[Exercise brief]: Set the listing down again in full, word for word, with the pictures left out.

[Source material]:
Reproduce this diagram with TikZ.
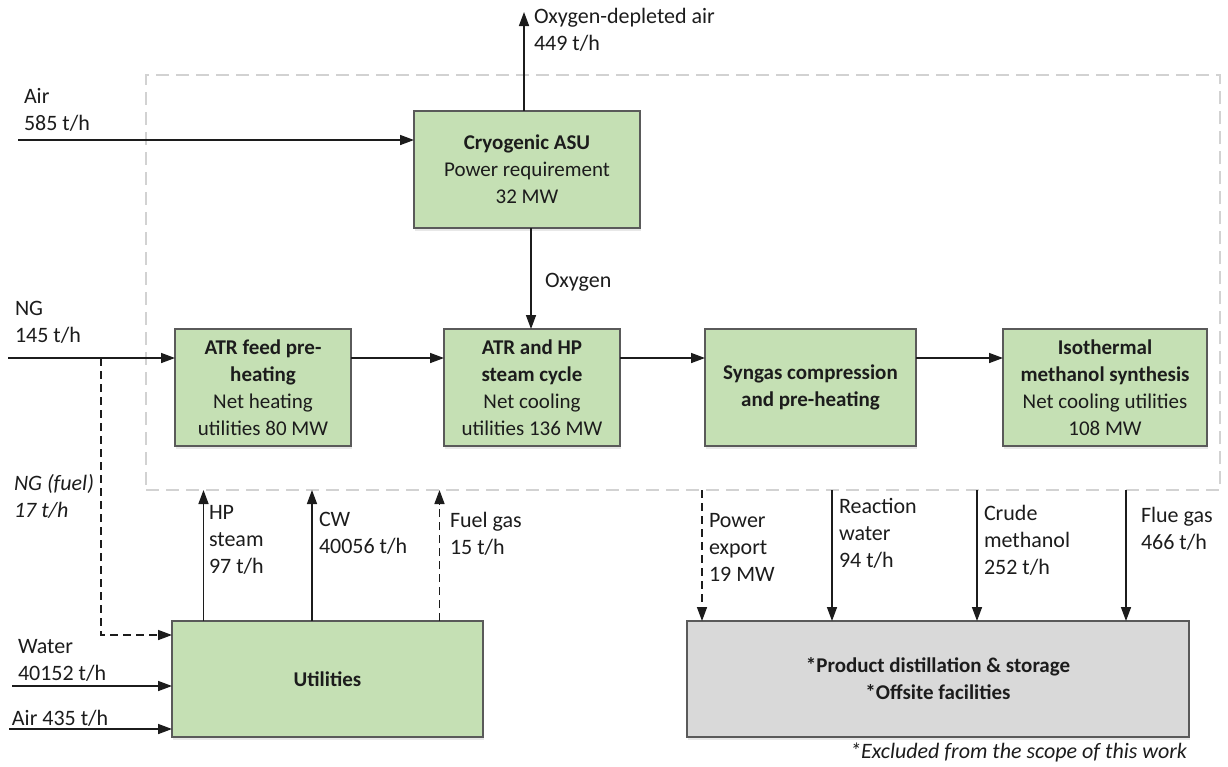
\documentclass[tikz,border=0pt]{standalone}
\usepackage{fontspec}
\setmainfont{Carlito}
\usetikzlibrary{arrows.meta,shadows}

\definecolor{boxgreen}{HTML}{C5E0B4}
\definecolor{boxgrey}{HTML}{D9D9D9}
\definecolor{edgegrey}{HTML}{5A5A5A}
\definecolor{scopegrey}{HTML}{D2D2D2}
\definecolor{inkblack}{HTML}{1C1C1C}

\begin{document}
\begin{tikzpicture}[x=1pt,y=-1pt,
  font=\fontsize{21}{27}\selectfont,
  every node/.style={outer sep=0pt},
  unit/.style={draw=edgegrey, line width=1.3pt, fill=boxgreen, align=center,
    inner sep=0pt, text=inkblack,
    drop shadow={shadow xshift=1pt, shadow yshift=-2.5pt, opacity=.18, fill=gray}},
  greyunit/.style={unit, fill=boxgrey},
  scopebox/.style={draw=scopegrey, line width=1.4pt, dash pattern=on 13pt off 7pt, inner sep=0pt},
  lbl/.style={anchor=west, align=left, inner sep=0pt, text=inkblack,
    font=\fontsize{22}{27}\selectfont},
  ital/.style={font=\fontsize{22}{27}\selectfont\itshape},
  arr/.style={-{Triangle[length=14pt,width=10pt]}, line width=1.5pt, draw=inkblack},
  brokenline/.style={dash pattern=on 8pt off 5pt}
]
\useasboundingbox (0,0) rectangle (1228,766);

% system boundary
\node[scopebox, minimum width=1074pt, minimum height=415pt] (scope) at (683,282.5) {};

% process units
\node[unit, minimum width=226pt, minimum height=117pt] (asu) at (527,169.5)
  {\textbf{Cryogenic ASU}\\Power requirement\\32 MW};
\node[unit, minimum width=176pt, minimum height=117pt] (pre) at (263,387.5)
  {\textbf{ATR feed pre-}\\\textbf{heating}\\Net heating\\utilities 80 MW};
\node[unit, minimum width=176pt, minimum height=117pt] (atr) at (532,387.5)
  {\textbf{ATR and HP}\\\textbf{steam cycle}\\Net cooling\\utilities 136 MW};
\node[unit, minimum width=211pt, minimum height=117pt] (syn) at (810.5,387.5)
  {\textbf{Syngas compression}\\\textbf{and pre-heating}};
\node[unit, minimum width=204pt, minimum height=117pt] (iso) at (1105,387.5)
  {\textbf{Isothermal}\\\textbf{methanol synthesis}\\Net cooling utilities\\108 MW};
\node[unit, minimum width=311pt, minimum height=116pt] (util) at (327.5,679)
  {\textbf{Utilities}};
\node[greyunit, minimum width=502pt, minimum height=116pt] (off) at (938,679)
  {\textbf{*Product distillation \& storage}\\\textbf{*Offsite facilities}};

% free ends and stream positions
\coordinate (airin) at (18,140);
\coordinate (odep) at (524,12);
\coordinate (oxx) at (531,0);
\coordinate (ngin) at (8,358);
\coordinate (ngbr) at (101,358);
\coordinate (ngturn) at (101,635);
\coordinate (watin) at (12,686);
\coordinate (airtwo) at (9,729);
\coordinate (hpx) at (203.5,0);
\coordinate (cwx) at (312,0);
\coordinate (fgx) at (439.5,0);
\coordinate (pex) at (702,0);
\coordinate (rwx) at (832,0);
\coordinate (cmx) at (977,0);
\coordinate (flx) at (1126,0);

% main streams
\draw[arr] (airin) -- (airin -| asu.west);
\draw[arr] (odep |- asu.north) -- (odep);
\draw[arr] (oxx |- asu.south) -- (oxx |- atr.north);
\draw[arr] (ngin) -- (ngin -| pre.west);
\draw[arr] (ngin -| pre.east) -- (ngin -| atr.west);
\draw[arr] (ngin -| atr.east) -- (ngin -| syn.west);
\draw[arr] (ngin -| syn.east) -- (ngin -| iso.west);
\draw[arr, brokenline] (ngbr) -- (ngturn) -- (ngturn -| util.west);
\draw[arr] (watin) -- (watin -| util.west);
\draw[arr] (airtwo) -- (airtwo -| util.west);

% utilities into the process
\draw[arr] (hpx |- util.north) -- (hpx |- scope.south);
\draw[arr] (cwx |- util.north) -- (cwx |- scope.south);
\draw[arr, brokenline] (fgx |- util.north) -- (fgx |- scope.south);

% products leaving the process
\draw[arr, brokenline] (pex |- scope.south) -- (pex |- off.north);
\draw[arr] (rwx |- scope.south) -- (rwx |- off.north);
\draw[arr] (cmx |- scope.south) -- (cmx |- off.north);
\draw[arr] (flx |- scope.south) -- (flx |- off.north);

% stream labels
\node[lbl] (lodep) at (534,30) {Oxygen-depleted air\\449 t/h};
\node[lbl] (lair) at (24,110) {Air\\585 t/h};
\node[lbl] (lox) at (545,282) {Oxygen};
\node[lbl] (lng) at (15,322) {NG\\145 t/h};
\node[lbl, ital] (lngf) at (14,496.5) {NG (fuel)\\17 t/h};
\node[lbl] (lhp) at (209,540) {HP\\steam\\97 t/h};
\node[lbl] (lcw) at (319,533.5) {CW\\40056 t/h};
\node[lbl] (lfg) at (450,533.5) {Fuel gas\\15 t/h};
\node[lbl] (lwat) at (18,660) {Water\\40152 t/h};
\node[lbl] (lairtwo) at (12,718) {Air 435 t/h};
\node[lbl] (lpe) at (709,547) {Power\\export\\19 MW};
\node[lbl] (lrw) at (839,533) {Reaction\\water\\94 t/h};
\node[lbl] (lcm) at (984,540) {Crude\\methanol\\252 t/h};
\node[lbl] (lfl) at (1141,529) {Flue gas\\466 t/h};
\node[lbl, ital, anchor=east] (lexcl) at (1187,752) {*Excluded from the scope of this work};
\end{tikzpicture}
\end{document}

[Task output]:
Reproduce this diagram with TikZ.
\documentclass[tikz,border=0pt]{standalone}
\usepackage{fontspec}
\setmainfont{Carlito}
\usetikzlibrary{arrows.meta,shadows}

\definecolor{boxgreen}{HTML}{C5E0B4}
\definecolor{boxgrey}{HTML}{D9D9D9}
\definecolor{edgegrey}{HTML}{5A5A5A}
\definecolor{scopegrey}{HTML}{D2D2D2}
\definecolor{inkblack}{HTML}{1C1C1C}

\begin{document}
\begin{tikzpicture}[x=1pt,y=-1pt,
  font=\fontsize{21}{27}\selectfont,
  every node/.style={outer sep=0pt},
  unit/.style={draw=edgegrey, line width=1.3pt, fill=boxgreen, align=center,
    inner sep=0pt, text=inkblack,
    drop shadow={shadow xshift=1pt, shadow yshift=-2.5pt, opacity=.18, fill=gray}},
  greyunit/.style={unit, fill=boxgrey},
  scopebox/.style={draw=scopegrey, line width=1.4pt, dash pattern=on 13pt off 7pt, inner sep=0pt},
  lbl/.style={anchor=west, align=left, inner sep=0pt, text=inkblack,
    font=\fontsize{22}{27}\selectfont},
  ital/.style={font=\fontsize{22}{27}\selectfont\itshape},
  arr/.style={-{Triangle[length=14pt,width=10pt]}, line width=1.5pt, draw=inkblack},
  brokenline/.style={dash pattern=on 8pt off 5pt}
]
\useasboundingbox (0,0) rectangle (1228,766);

% system boundary
\node[scopebox, minimum width=1074pt, minimum height=415pt] (scope) at (683,282.5) {};

% process units
\node[unit, minimum width=226pt, minimum height=117pt] (asu) at (527,169.5)
  {\textbf{Cryogenic ASU}\\Power requirement\\32 MW};
\node[unit, minimum width=176pt, minimum height=117pt] (pre) at (263,387.5)
  {\textbf{ATR feed pre-}\\\textbf{heating}\\Net heating\\utilities 80 MW};
\node[unit, minimum width=176pt, minimum height=117pt] (atr) at (532,387.5)
  {\textbf{ATR and HP}\\\textbf{steam cycle}\\Net cooling\\utilities 136 MW};
\node[unit, minimum width=211pt, minimum height=117pt] (syn) at (810.5,387.5)
  {\textbf{Syngas compression}\\\textbf{and pre-heating}};
\node[unit, minimum width=204pt, minimum height=117pt] (iso) at (1105,387.5)
  {\textbf{Isothermal}\\\textbf{methanol synthesis}\\Net cooling utilities\\108 MW};
\node[unit, minimum width=311pt, minimum height=116pt] (util) at (327.5,679)
  {\textbf{Utilities}};
\node[greyunit, minimum width=502pt, minimum height=116pt] (off) at (938,679)
  {\textbf{*Product distillation \& storage}\\\textbf{*Offsite facilities}};

% free ends and stream positions
\coordinate (airin) at (18,140);
\coordinate (odep) at (524,12);
\coordinate (oxx) at (531,0);
\coordinate (ngin) at (8,358);
\coordinate (ngbr) at (101,358);
\coordinate (ngturn) at (101,635);
\coordinate (watin) at (12,686);
\coordinate (airtwo) at (9,729);
\coordinate (hpx) at (203.5,0);
\coordinate (cwx) at (312,0);
\coordinate (fgx) at (439.5,0);
\coordinate (pex) at (702,0);
\coordinate (rwx) at (832,0);
\coordinate (cmx) at (977,0);
\coordinate (flx) at (1126,0);

% main streams
\draw[arr] (airin) -- (airin -| asu.west);
\draw[arr] (odep |- asu.north) -- (odep);
\draw[arr] (oxx |- asu.south) -- (oxx |- atr.north);
\draw[arr] (ngin) -- (ngin -| pre.west);
\draw[arr] (ngin -| pre.east) -- (ngin -| atr.west);
\draw[arr] (ngin -| atr.east) -- (ngin -| syn.west);
\draw[arr] (ngin -| syn.east) -- (ngin -| iso.west);
\draw[arr, brokenline] (ngbr) -- (ngturn) -- (ngturn -| util.west);
\draw[arr] (watin) -- (watin -| util.west);
\draw[arr] (airtwo) -- (airtwo -| util.west);

% utilities into the process
\draw[arr] (hpx |- util.north) -- (hpx |- scope.south);
\draw[arr] (cwx |- util.north) -- (cwx |- scope.south);
\draw[arr, brokenline] (fgx |- util.north) -- (fgx |- scope.south);

% products leaving the process
\draw[arr, brokenline] (pex |- scope.south) -- (pex |- off.north);
\draw[arr] (rwx |- scope.south) -- (rwx |- off.north);
\draw[arr] (cmx |- scope.south) -- (cmx |- off.north);
\draw[arr] (flx |- scope.south) -- (flx |- off.north);

% stream labels
\node[lbl] (lodep) at (534,30) {Oxygen-depleted air\\449 t/h};
\node[lbl] (lair) at (24,110) {Air\\585 t/h};
\node[lbl] (lox) at (545,282) {Oxygen};
\node[lbl] (lng) at (15,322) {NG\\145 t/h};
\node[lbl, ital] (lngf) at (14,496.5) {NG (fuel)\\17 t/h};
\node[lbl] (lhp) at (209,540) {HP\\steam\\97 t/h};
\node[lbl] (lcw) at (319,533.5) {CW\\40056 t/h};
\node[lbl] (lfg) at (450,533.5) {Fuel gas\\15 t/h};
\node[lbl] (lwat) at (18,660) {Water\\40152 t/h};
\node[lbl] (lairtwo) at (12,718) {Air 435 t/h};
\node[lbl] (lpe) at (709,547) {Power\\export\\19 MW};
\node[lbl] (lrw) at (839,533) {Reaction\\water\\94 t/h};
\node[lbl] (lcm) at (984,540) {Crude\\methanol\\252 t/h};
\node[lbl] (lfl) at (1141,529) {Flue gas\\466 t/h};
\node[lbl, ital, anchor=east] (lexcl) at (1187,752) {*Excluded from the scope of this work};
\end{tikzpicture}
\end{document}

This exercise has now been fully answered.